On Thu, 28 Feb 2008 13:42:53 +0000, JoeSpareBedroom wrote:

"franz fripplfrappl" wrote in message
news
On Wed, 27 Feb 2008 14:49:39 -0800, greg2468 wrote:

I recently went to our favorite big box store. While wandering around
the paint department, I noticed that most brands sold there are no
longer full gallons. They were one pint less than a gallon. Yet,
spread rate magically remains the same! Of course the price remains
the same! I live in the southeast United State and am curious to know
if this has happened in other areas. (Quarts are now 28 ounces).


Take a walk down the aisles in a grocery store sometime. A pound of
coffee is about 9 ounces. 5# of sugar is 4#. Prices are more or less
the same.

It's a way to trick consumers into thinking the economy is hunky-dory
and that inflation is in check.
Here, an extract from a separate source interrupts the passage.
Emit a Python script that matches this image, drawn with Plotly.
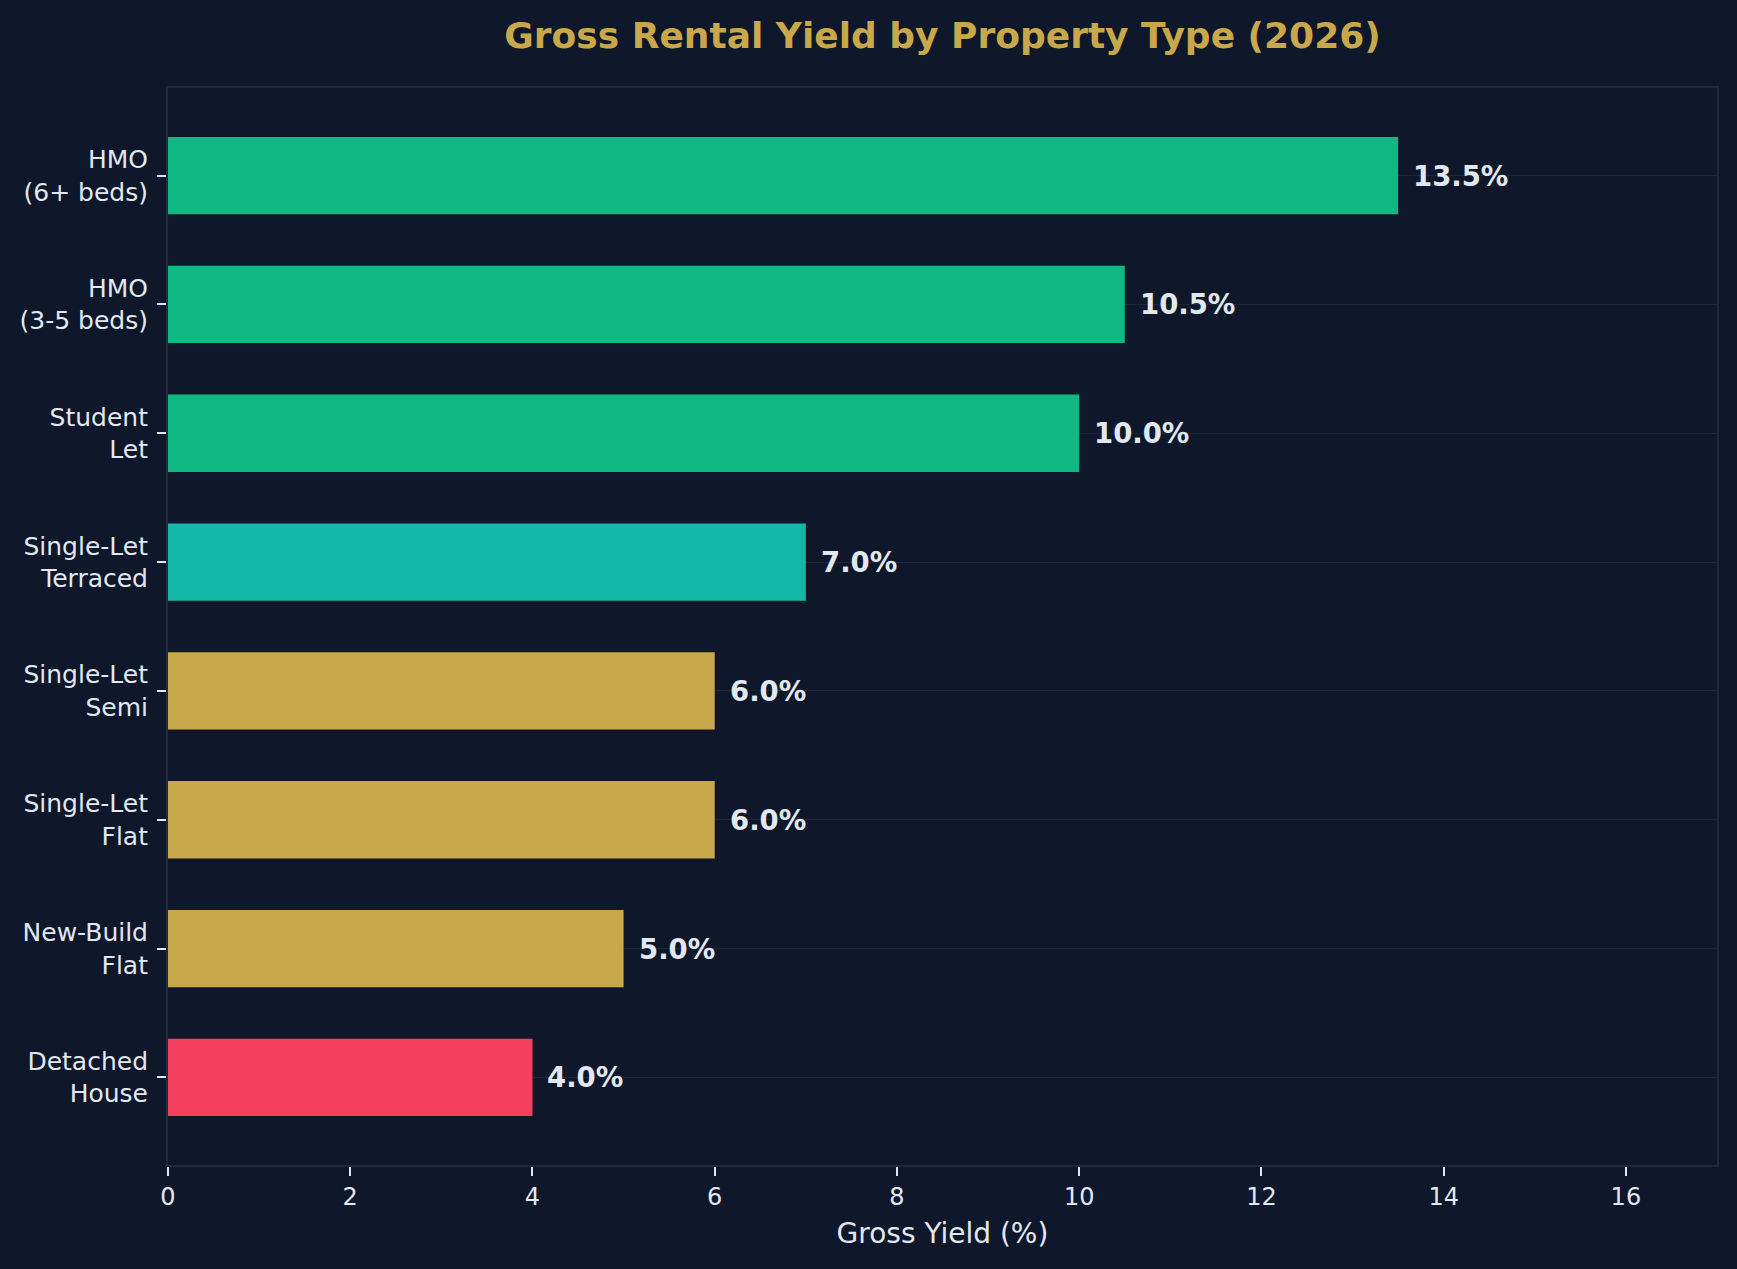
import plotly.graph_objects as go

categories = ["HMO<br>(6+ beds)", "HMO<br>(3-5 beds)", "Student<br>Let", "Single-Let<br>Terraced",
              "Single-Let<br>Semi", "Single-Let<br>Flat", "New-Build<br>Flat", "Detached<br>House"]
yields = [13.5, 10.5, 10.0, 7.0, 6.0, 6.0, 5.0, 4.0]
colors = ["#10B981", "#10B981", "#10B981", "#14B8A6", "#C9A84C", "#C9A84C", "#C9A84C", "#F43F5E"]
x_ticks = [0, 2, 4, 6, 8, 10, 12, 14, 16]

BG = "#0F172A"
TXT = "#E2E8F0"
SPINE = "#1E293B"
FONT = "DejaVu Sans"

fig = go.Figure()
fig.add_trace(go.Bar(
    y=categories, x=yields, orientation="h",
    marker=dict(color=colors, line=dict(width=0)),
    width=0.6, hoverinfo="skip",
))

for c, v in zip(categories, yields):
    fig.add_annotation(x=v, y=c, text=f"{v:.1f}%", showarrow=False,
                       xanchor="left", yanchor="middle", xshift=13,
                       font=dict(family=FONT, size=27.5, color=TXT, weight="bold"))

fig.update_layout(
    width=1737, height=1269,
    paper_bgcolor=BG, plot_bgcolor=BG,
    margin=dict(l=168, r=20, t=88, b=104),
    showlegend=False,
    title=dict(text="<b>Gross Rental Yield by Property Type (2026)</b>",
               x=(168 + 1717) / 2 / 1737, xanchor="center", y=1 - 35 / 1269, yanchor="middle",
               font=dict(family=FONT, size=36, color="#C9A84C")),
    font=dict(family=FONT, color=TXT),
)
fig.update_xaxes(
    range=[0, 17], tickvals=x_ticks, ticktext=[str(t) for t in x_ticks],
    showgrid=False, zeroline=False,
    showline=True, mirror=True, linecolor=SPINE, linewidth=2,
    ticks="outside", ticklen=9, tickwidth=1.5, tickcolor=TXT,
    tickfont=dict(family=FONT, size=24, color=TXT),
    title=dict(text="Gross Yield (%)", font=dict(family=FONT, size=28, color=TXT), standoff=14),
)
fig.update_yaxes(
    categoryorder="array", categoryarray=categories,
    range=[7.68, -0.68],
    showgrid=True, gridcolor="rgba(51,65,85,0.35)", gridwidth=1,
    zeroline=False,
    showline=True, mirror=True, linecolor=SPINE, linewidth=2,
    ticks="outside", ticklen=9, tickwidth=1.5, tickcolor=TXT,
    ticklabelstandoff=4,
    tickfont=dict(family=FONT, size=25, color=TXT),
)

fig.write_html("out.html")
We're so used to buying containers
that we forget to read what's actually in them. By downsizing
containers and quantities, we are actually paying a higher percentage
for goods than we were 5 or 10 years ago.




Another bull**** answer from someone who thinks products reach the
stores by growing wings and flying there for free.


It's more than transportation costs. If a supplier were to raise prices
20%, the consumer may not buy the product but go to a competitor. Keep
the packing the same in looks but smaller in size and keep prices close
to what they are, the consumer will grab the package without thinking of
increased cost. The vendor wins. The consumer thinks he/she is getting
the same goods at the same price.

Now that fuel costs are rising, we'll see more price increases, but the
smaller packages have little to do with it..

It's a marketing and a way to increase profits.